## EXERCISE OBJECTIVE
Leave the pictures out and quote every line from the start of the listing to the line with "const yTitle = 'Word error rate (%)';", inclusive.

Stored items from a collection
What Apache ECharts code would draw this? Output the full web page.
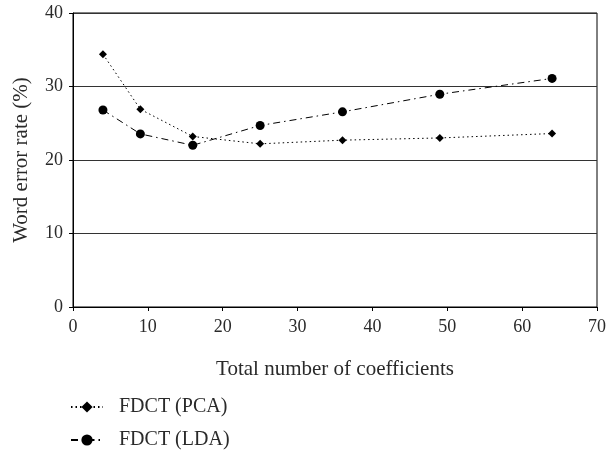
<!DOCTYPE html>
<html><head><meta charset="utf-8">
<script src="https://cdn.jsdelivr.net/npm/echarts@6/dist/echarts.min.js"></script>
<style>html,body{margin:0;padding:0;background:#fff}#c{width:609px;height:454px}</style>
</head><body><div id="c"></div>
<script>
const xValues = [4, 9, 16, 25, 36, 49, 64];
const pcaValues = [34.4, 26.9, 23.2, 22.2, 22.7, 23.0, 23.6];
const ldaValues = [26.8, 23.55, 22.0, 24.7, 26.55, 28.95, 31.1];
const seriesNames = ['FDCT (PCA)', 'FDCT (LDA)'];
const xTitle = 'Total number of coefficients';
const yTitle = 'Word error rate (%)';

const font = 'Liberation Serif';
const txt = '#2a2a2a';
const chart = echarts.init(document.getElementById('c'), null, {renderer: 'canvas'});
chart.setOption({
  animation: false,
  backgroundColor: '#fff',
  grid: {left: 73, right: 9, top: 13, bottom: 147, show: true, borderColor: '#000', borderWidth: 1},
  legend: {
    orient: 'vertical', left: 70, top: 397, padding: 0, itemWidth: 32, itemHeight: 14, itemGap: 13,
    textStyle: {fontFamily: font, fontSize: 20, lineHeight: 20, color: txt, padding: [0, 0, 0, 11]},
    data: seriesNames
  },
  xAxis: {
    type: 'value', min: 0, max: 70, interval: 10,
    name: xTitle, nameLocation: 'middle', nameGap: 52,
    nameTextStyle: {fontFamily: font, fontSize: 21, color: txt},
    axisLine: {lineStyle: {color: '#000', width: 1}},
    axisTick: {show: true, length: 4, lineStyle: {color: '#000'}},
    axisLabel: {fontFamily: font, fontSize: 18, color: txt, margin: 11},
    splitLine: {show: false}
  },
  yAxis: {
    type: 'value', min: 0, max: 40, interval: 10,
    name: yTitle, nameLocation: 'middle', nameGap: 41,
    nameTextStyle: {fontFamily: font, fontSize: 21, color: txt},
    axisLine: {show: true, lineStyle: {color: '#000', width: 1}},
    axisTick: {show: true, length: 4, lineStyle: {color: '#000'}},
    axisLabel: {fontFamily: font, fontSize: 18, color: txt, margin: 10},
    splitLine: {show: true, lineStyle: {color: '#333', width: 1}}
  },
  series: [
    {
      name: seriesNames[0], type: 'line',
      data: xValues.map((x, i) => [x, pcaValues[i]]),
      symbol: 'diamond', symbolSize: 8,
      itemStyle: {color: '#000'},
      lineStyle: {color: '#000', width: 1, type: [1.5, 3]}
    },
    {
      name: seriesNames[1], type: 'line',
      data: xValues.map((x, i) => [x, ldaValues[i]]),
      symbol: 'circle', symbolSize: 9,
      itemStyle: {color: '#000'},
      lineStyle: {color: '#000', width: 1, type: [7, 4, 1.5, 4]}
    }
  ]
});
</script></body></html>
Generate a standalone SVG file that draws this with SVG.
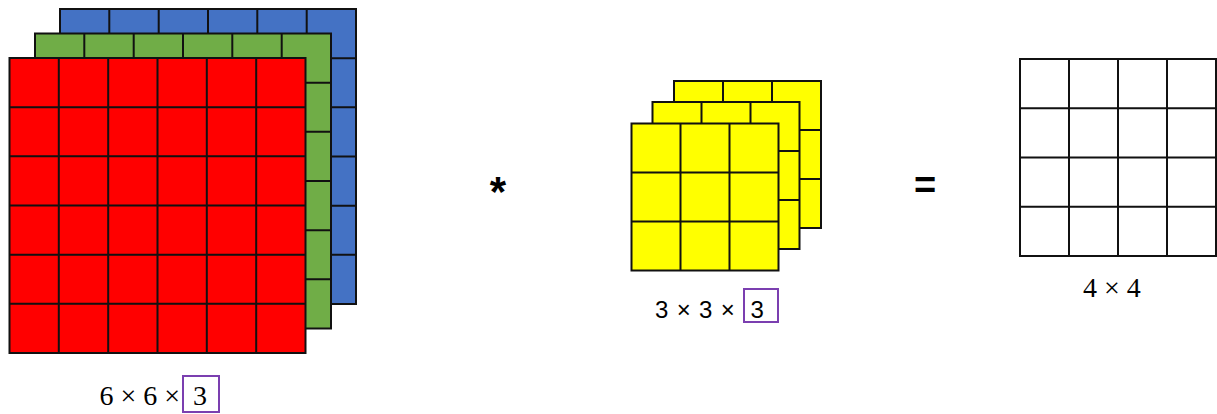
<svg xmlns="http://www.w3.org/2000/svg" xmlns:xlink="http://www.w3.org/1999/xlink" width="1217" height="414" viewBox="0 0 1217 414">
  <style>
    .grid { stroke: #111; stroke-width: 2; stroke-linejoin: miter; }
    .grid path { fill: none; }
    .lbl-serif { font-family: "Liberation Serif", "Times New Roman", serif; font-size: 28px; fill: #000; }
    .lbl-sans { font-family: "Liberation Sans", Arial, sans-serif; font-size: 24px; fill: #000; }
    .op { font-family: "Liberation Sans", Arial, sans-serif; font-weight: bold; fill: #000; text-anchor: middle; }
    .box { fill: none; stroke: #7B3FB0; stroke-width: 2; }
  </style>
  <defs>
    <g id="g6" class="grid">
      <rect x="0" y="0" width="296" height="295"/>
      <path d="M49.3 0V295M98.7 0V295M148 0V295M197.3 0V295M246.7 0V295M0 49.2H296M0 98.3H296M0 147.5H296M0 196.7H296M0 245.8H296"/>
    </g>
    <g id="g3" class="grid">
      <rect x="0" y="0" width="147" height="147"/>
      <path d="M49 0V147M98 0V147M0 49H147M0 98H147"/>
    </g>
    <g id="g4" class="grid">
      <rect x="0" y="0" width="196" height="197"/>
      <path d="M49 0V197M98 0V197M147 0V197M0 49.25H196M0 98.5H196M0 147.75H196"/>
    </g>
  </defs>

  <g id="input-volume">
    <use xlink:href="#g6" x="60" y="9" fill="#4472C4"/>
    <use xlink:href="#g6" x="35" y="33.5" fill="#70AD47"/>
    <use xlink:href="#g6" x="9.5" y="58" fill="#FF0000"/>
    <text class="lbl-serif" x="99.5" y="405">6 × 6 ×</text>
    <rect class="box" x="183" y="376" width="36" height="36"/>
    <text class="lbl-serif" x="193" y="405">3</text>
  </g>

  <g id="operator-conv">
    <text class="op" x="498" y="206" font-size="42">*</text>
  </g>

  <g id="filter-volume">
    <use xlink:href="#g3" x="674" y="81" fill="#FFFF00"/>
    <use xlink:href="#g3" x="652.5" y="102" fill="#FFFF00"/>
    <use xlink:href="#g3" x="631.5" y="123.5" fill="#FFFF00"/>
    <text class="lbl-sans" x="655" y="318" word-spacing="1.7">3 × 3 ×</text>
    <rect class="box" x="744" y="289" width="34" height="33"/>
    <text class="lbl-sans" x="750.5" y="318">3</text>
  </g>

  <g id="operator-eq">
    <text class="op" x="925" y="198" font-size="38">=</text>
  </g>

  <g id="output">
    <use xlink:href="#g4" x="1020" y="59" fill="#FFFFFF"/>
    <text class="lbl-serif" x="1083" y="297">4 × 4</text>
  </g>

  <g id="connectors"/>
</svg>
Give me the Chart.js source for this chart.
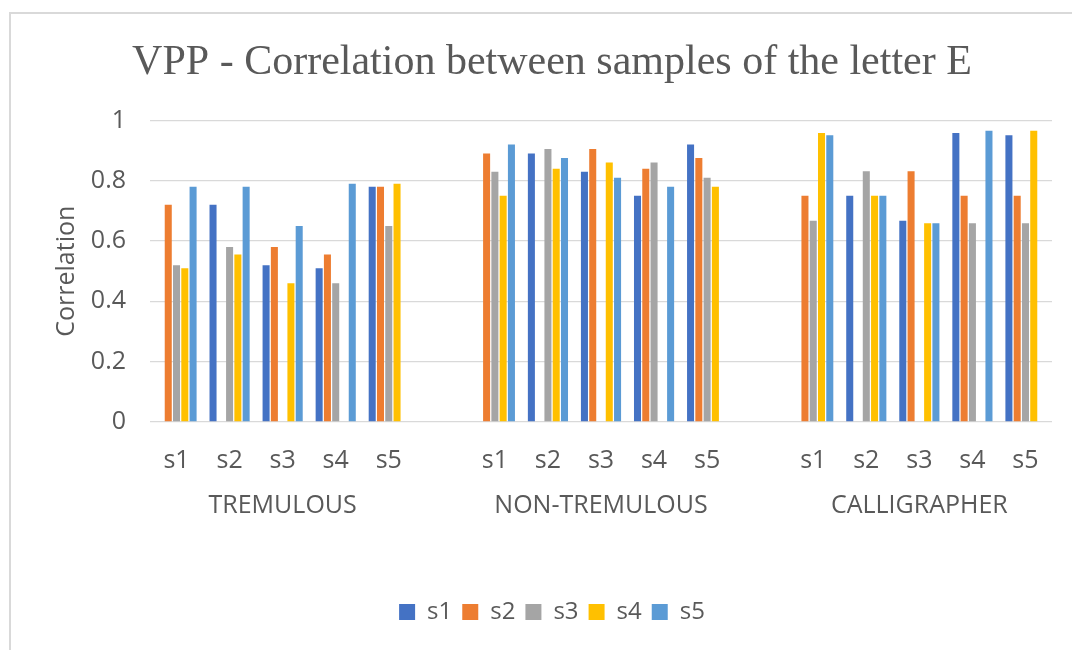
<!DOCTYPE html>
<html>
<head>
<meta charset="utf-8">
<script src="https://cdn.jsdelivr.net/npm/chart.js@4"></script>
<style>
  html, body { margin: 0; padding: 0; background: #fff; overflow: hidden; }
  #wrap { position: relative; width: 1072px; height: 650px; }
  #frame {
    position: absolute; left: 9px; top: 12px; right: -10px; bottom: -10px;
    border-top: 2px solid #d9d9d9; border-left: 2px solid #d9d9d9;
  }
  #myChart { position: absolute; left: 0; top: 0; }
</style>
</head>
<body>
<div id="wrap">
  <div id="frame"></div>
  <canvas id="myChart" width="1072" height="650"></canvas>
</div>
<script>
// Amostras e grupos
const samples = ['s1', 's2', 's3', 's4', 's5'];
const groups = ['TREMULOUS', 'NON-TREMULOUS', 'CALLIGRAPHER'];

// Correlação de cada série (s1..s5) com as amostras de cada grupo
const s1Tremulous = [null, 0.72, 0.52, 0.51, 0.78];
const s1NonTremulous = [null, 0.89, 0.83, 0.75, 0.92];
const s1Calligrapher = [null, 0.75, 0.667, 0.958, 0.951];

const s2Tremulous = [0.72, null, 0.58, 0.555, 0.78];
const s2NonTremulous = [0.89, null, 0.905, 0.84, 0.875];
const s2Calligrapher = [0.75, null, 0.831, 0.75, 0.75];

const s3Tremulous = [0.52, 0.58, null, 0.46, 0.65];
const s3NonTremulous = [0.83, 0.905, null, 0.86, 0.81];
const s3Calligrapher = [0.667, 0.831, null, 0.659, 0.659];

const s4Tremulous = [0.51, 0.555, 0.46, null, 0.79];
const s4NonTremulous = [0.75, 0.84, 0.86, null, 0.78];
const s4Calligrapher = [0.958, 0.75, 0.659, null, 0.966];

const s5Tremulous = [0.78, 0.78, 0.65, 0.79, null];
const s5NonTremulous = [0.92, 0.875, 0.81, 0.78, null];
const s5Calligrapher = [0.951, 0.75, 0.659, 0.966, null];

const seriesColors = ['#4472C4', '#ED7D31', '#A5A5A5', '#FFC000', '#5B9BD5'];
const textColor = '#595959';
const sansFont = "'Open Sans', sans-serif";

// Junta os três grupos com uma categoria vazia entre eles
function joinGroups(a, b, c) {
    return [...a, null, ...b, null, ...c];
}

const labels = [...samples, '', ...samples, '', ...samples];

// Rótulo do grupo no centro de cada bloco de 5 categorias
const groupLabels = labels.map((_, i) => {
    const g = Math.floor(i / 6);
    return (i % 6 === 2) ? groups[g] : '';
});

const seriesData = [
    joinGroups(s1Tremulous, s1NonTremulous, s1Calligrapher),
    joinGroups(s2Tremulous, s2NonTremulous, s2Calligrapher),
    joinGroups(s3Tremulous, s3NonTremulous, s3Calligrapher),
    joinGroups(s4Tremulous, s4NonTremulous, s4Calligrapher),
    joinGroups(s5Tremulous, s5NonTremulous, s5Calligrapher)
];

const ctx = document.getElementById('myChart').getContext('2d');

const myChart = new Chart(ctx, {
    type: 'bar',
    data: {
        labels: labels,
        datasets: samples.map((name, i) => ({
            label: name,
            data: seriesData[i],
            backgroundColor: seriesColors[i],
            borderWidth: 0,
            categoryPercentage: 0.78,
            barPercentage: 0.85
        }))
    },
    options: {
        responsive: false,
        animation: false,
        devicePixelRatio: 1,
        layout: {
            padding: { left: 52, right: 20, top: 0, bottom: 16 }
        },
        scales: {
            x: {
                grid: { display: false },
                border: { display: false },
                ticks: {
                    color: textColor,
                    font: { family: sansFont, size: 25 },
                    padding: 16,
                    autoSkip: false,
                    maxRotation: 0
                },
                afterFit: (scale) => { scale.height = 56; }
            },
            x2: {
                type: 'category',
                labels: labels,
                position: 'bottom',
                offset: true,
                grid: { display: false },
                border: { display: false },
                ticks: {
                    color: textColor,
                    font: { family: sansFont, size: 25 },
                    padding: 5,
                    autoSkip: false,
                    maxRotation: 0,
                    minRotation: 0,
                    callback: (value, index) => groupLabels[index]
                },
                afterFit: (scale) => { scale.height = 112; }
            },
            y: {
                min: 0,
                max: 1,
                ticks: {
                    stepSize: 0.2,
                    color: textColor,
                    font: { family: sansFont, size: 25 },
                    padding: 24,
                    // 1, 0.8, 0.6 ... sem casas decimais extras
                    callback: (value) => String(Number(value.toFixed(1)))
                },
                grid: { color: '#d9d9d9', lineWidth: 1.3, drawTicks: false },
                border: { display: false },
                title: {
                    display: true,
                    text: 'Correlation',
                    color: textColor,
                    font: { family: sansFont, size: 25 },
                    padding: { top: 0, bottom: 0 }
                },
                afterFit: (scale) => { scale.width = 98; }
            }
        },
        plugins: {
            title: {
                display: true,
                text: 'VPP - Correlation between samples of the letter E',
                color: textColor,
                font: { family: "'Liberation Serif', serif", size: 42, weight: 'normal' },
                padding: { top: 38, bottom: 32 }
            },
            legend: {
                position: 'bottom',
                labels: {
                    color: textColor,
                    font: { family: sansFont, size: 24 },
                    boxWidth: 16,
                    boxHeight: 16,
                    padding: 10
                }
            },
            tooltip: { enabled: false }
        }
    }
});
</script>
</body>
</html>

## ANSWER BELOW
What Apache ECharts code would draw this? Output the full web page.
<!DOCTYPE html>
<html><head><meta charset="utf-8">
<script src="https://cdn.jsdelivr.net/npm/echarts@6/dist/echarts.min.js"></script>
<style>html,body{margin:0;padding:0;background:#fff}#c{width:609px;height:454px}</style>
</head><body><div id="c"></div>
<script>
const xValues = [4, 9, 16, 25, 36, 49, 64];
const pcaValues = [34.4, 26.9, 23.2, 22.2, 22.7, 23.0, 23.6];
const ldaValues = [26.8, 23.55, 22.0, 24.7, 26.55, 28.95, 31.1];
const seriesNames = ['FDCT (PCA)', 'FDCT (LDA)'];
const xTitle = 'Total number of coefficients';
const yTitle = 'Word error rate (%)';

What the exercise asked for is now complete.